#### [Problem to solve]
Emit a verbatim copy of the lines below from the line with "Output the LaTeX" through the line with "-- (103,134) -- (103,125)", excluding pictures and everything outside that range.

/---

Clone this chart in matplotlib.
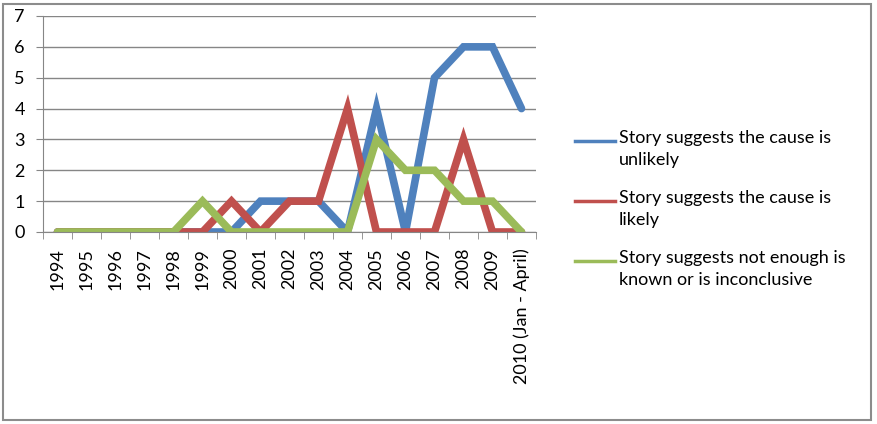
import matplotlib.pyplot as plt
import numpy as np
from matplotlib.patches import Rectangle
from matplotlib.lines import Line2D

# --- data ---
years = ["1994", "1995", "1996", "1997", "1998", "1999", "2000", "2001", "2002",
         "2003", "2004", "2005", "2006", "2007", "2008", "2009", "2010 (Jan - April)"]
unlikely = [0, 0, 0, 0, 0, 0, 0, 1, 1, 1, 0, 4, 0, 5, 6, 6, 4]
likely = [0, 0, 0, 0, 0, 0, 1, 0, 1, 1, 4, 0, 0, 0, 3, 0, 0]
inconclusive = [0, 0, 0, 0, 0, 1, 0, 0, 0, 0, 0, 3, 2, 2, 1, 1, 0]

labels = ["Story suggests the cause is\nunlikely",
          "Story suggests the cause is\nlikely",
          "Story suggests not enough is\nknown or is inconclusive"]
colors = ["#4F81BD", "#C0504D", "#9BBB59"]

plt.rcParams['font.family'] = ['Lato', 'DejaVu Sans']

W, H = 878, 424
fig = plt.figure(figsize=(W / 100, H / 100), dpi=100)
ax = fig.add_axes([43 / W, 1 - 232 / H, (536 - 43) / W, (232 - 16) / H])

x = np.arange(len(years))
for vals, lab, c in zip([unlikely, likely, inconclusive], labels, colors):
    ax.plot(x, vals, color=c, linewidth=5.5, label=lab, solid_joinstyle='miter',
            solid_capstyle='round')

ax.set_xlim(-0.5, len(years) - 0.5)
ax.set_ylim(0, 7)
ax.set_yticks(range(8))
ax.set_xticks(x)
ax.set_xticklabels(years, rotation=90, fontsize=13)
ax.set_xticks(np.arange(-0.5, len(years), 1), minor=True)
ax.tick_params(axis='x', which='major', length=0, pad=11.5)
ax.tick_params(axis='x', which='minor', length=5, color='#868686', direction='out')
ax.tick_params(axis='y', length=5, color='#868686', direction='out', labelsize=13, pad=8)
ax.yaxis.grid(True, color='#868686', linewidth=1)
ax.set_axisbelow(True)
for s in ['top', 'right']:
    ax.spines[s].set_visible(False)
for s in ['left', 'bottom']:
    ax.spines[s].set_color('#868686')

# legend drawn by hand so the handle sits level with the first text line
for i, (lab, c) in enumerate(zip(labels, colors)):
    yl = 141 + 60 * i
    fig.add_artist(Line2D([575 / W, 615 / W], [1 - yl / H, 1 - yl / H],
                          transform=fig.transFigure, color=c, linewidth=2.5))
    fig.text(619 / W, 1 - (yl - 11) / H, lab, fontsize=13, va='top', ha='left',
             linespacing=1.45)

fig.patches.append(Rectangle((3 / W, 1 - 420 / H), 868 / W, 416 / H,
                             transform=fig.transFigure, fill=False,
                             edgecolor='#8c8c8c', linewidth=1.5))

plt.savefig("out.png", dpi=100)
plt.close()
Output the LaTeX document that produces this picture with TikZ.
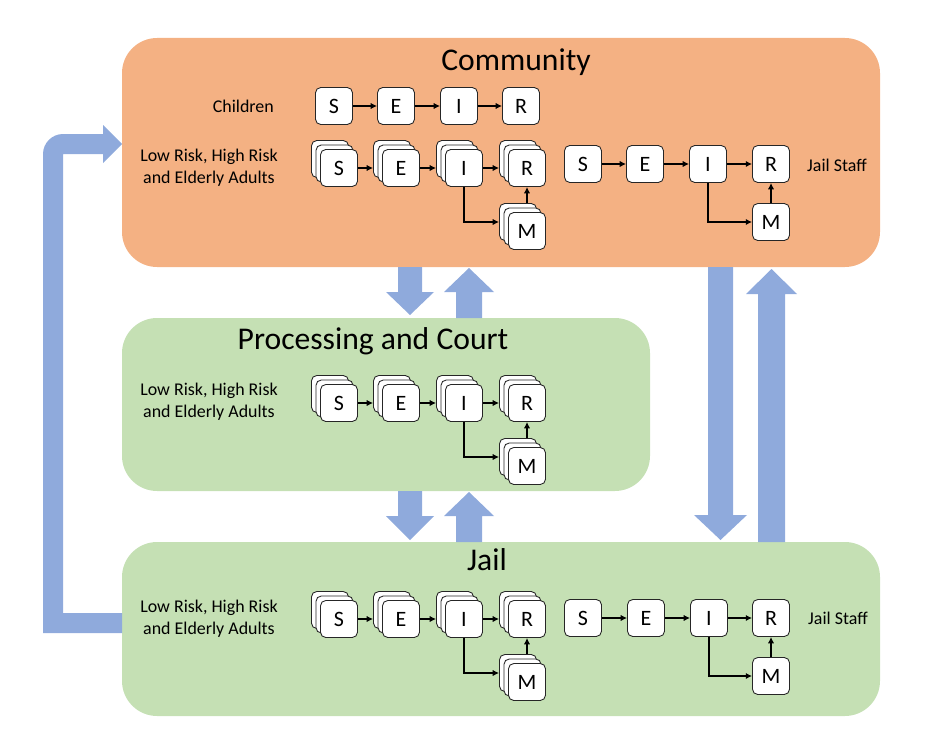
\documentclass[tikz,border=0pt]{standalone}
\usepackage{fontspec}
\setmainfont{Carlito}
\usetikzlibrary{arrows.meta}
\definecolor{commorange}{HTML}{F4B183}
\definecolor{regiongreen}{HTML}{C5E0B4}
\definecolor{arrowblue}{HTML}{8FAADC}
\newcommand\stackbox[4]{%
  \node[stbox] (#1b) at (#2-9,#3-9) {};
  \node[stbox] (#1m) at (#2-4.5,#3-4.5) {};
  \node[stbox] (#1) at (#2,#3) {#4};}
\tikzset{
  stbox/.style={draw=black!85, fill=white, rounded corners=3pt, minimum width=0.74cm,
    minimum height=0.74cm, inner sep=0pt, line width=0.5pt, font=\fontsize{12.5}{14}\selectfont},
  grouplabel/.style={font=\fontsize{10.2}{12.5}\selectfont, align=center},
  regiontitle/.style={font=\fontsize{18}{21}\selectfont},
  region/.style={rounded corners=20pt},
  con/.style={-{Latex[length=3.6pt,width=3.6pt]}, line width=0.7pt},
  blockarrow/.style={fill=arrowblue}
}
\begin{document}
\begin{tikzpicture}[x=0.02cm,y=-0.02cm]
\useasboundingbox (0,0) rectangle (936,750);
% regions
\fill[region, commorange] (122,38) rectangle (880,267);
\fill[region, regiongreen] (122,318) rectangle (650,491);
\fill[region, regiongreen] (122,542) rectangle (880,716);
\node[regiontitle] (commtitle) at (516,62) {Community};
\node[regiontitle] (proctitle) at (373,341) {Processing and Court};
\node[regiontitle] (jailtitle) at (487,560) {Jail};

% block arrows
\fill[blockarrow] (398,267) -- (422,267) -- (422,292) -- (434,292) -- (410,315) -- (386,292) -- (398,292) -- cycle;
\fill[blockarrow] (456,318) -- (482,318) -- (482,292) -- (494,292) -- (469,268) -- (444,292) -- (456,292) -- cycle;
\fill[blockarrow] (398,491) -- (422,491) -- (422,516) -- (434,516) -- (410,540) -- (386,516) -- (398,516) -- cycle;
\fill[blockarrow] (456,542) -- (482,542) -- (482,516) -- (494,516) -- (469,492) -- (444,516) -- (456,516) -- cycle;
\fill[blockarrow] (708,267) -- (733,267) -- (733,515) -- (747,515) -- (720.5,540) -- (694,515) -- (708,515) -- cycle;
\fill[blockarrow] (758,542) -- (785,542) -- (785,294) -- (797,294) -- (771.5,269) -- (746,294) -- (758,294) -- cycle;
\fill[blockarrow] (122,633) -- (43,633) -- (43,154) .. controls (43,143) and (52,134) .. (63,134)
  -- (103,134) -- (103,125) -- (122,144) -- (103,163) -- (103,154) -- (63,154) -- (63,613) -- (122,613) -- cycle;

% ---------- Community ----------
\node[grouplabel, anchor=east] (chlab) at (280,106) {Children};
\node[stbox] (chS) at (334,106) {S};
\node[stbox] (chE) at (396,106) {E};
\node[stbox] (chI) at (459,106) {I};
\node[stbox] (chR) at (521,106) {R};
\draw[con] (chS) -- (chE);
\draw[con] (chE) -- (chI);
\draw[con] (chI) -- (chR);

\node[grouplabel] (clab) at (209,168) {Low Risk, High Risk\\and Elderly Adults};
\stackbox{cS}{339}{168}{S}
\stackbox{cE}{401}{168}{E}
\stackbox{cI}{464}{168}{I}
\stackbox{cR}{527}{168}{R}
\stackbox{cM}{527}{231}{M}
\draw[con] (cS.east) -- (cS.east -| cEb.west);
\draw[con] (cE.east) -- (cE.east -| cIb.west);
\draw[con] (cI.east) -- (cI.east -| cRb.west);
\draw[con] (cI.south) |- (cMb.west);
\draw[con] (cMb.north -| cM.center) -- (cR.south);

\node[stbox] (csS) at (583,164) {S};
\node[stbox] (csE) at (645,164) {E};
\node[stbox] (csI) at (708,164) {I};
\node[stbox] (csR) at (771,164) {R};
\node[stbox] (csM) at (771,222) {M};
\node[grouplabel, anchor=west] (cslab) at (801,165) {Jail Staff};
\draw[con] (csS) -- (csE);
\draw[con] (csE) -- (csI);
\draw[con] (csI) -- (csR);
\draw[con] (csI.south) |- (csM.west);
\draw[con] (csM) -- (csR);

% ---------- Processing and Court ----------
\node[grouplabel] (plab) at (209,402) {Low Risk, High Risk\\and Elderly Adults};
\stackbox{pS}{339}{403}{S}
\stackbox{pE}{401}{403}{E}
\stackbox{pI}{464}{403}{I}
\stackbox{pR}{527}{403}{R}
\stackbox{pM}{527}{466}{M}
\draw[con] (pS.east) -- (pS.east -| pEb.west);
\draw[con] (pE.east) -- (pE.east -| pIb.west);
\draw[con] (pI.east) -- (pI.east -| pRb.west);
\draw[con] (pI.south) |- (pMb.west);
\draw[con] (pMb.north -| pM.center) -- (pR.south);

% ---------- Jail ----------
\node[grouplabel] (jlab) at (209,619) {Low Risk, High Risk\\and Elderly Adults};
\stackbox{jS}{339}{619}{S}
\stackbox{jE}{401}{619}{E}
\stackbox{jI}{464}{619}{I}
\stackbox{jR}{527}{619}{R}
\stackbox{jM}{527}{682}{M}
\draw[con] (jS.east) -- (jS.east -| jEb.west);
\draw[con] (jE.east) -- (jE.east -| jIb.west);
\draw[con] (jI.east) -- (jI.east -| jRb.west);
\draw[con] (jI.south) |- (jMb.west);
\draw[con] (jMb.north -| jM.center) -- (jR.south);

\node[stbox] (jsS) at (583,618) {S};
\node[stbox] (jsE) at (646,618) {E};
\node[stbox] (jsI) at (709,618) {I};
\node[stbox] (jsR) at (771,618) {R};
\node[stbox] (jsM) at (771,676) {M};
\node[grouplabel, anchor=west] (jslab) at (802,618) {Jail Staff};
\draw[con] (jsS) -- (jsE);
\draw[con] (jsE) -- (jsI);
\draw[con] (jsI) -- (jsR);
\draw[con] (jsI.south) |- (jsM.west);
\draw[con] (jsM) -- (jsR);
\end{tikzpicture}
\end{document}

\---

#### [Solution for this exercise]
Output the LaTeX document that produces this picture with TikZ.
\documentclass[tikz,border=0pt]{standalone}
\usepackage{fontspec}
\setmainfont{Carlito}
\usetikzlibrary{arrows.meta}
\definecolor{commorange}{HTML}{F4B183}
\definecolor{regiongreen}{HTML}{C5E0B4}
\definecolor{arrowblue}{HTML}{8FAADC}
\newcommand\stackbox[4]{%
  \node[stbox] (#1b) at (#2-9,#3-9) {};
  \node[stbox] (#1m) at (#2-4.5,#3-4.5) {};
  \node[stbox] (#1) at (#2,#3) {#4};}
\tikzset{
  stbox/.style={draw=black!85, fill=white, rounded corners=3pt, minimum width=0.74cm,
    minimum height=0.74cm, inner sep=0pt, line width=0.5pt, font=\fontsize{12.5}{14}\selectfont},
  grouplabel/.style={font=\fontsize{10.2}{12.5}\selectfont, align=center},
  regiontitle/.style={font=\fontsize{18}{21}\selectfont},
  region/.style={rounded corners=20pt},
  con/.style={-{Latex[length=3.6pt,width=3.6pt]}, line width=0.7pt},
  blockarrow/.style={fill=arrowblue}
}
\begin{document}
\begin{tikzpicture}[x=0.02cm,y=-0.02cm]
\useasboundingbox (0,0) rectangle (936,750);
% regions
\fill[region, commorange] (122,38) rectangle (880,267);
\fill[region, regiongreen] (122,318) rectangle (650,491);
\fill[region, regiongreen] (122,542) rectangle (880,716);
\node[regiontitle] (commtitle) at (516,62) {Community};
\node[regiontitle] (proctitle) at (373,341) {Processing and Court};
\node[regiontitle] (jailtitle) at (487,560) {Jail};

% block arrows
\fill[blockarrow] (398,267) -- (422,267) -- (422,292) -- (434,292) -- (410,315) -- (386,292) -- (398,292) -- cycle;
\fill[blockarrow] (456,318) -- (482,318) -- (482,292) -- (494,292) -- (469,268) -- (444,292) -- (456,292) -- cycle;
\fill[blockarrow] (398,491) -- (422,491) -- (422,516) -- (434,516) -- (410,540) -- (386,516) -- (398,516) -- cycle;
\fill[blockarrow] (456,542) -- (482,542) -- (482,516) -- (494,516) -- (469,492) -- (444,516) -- (456,516) -- cycle;
\fill[blockarrow] (708,267) -- (733,267) -- (733,515) -- (747,515) -- (720.5,540) -- (694,515) -- (708,515) -- cycle;
\fill[blockarrow] (758,542) -- (785,542) -- (785,294) -- (797,294) -- (771.5,269) -- (746,294) -- (758,294) -- cycle;
\fill[blockarrow] (122,633) -- (43,633) -- (43,154) .. controls (43,143) and (52,134) .. (63,134)
  -- (103,134) -- (103,125) -- (122,144) -- (103,163) -- (103,154) -- (63,154) -- (63,613) -- (122,613) -- cycle;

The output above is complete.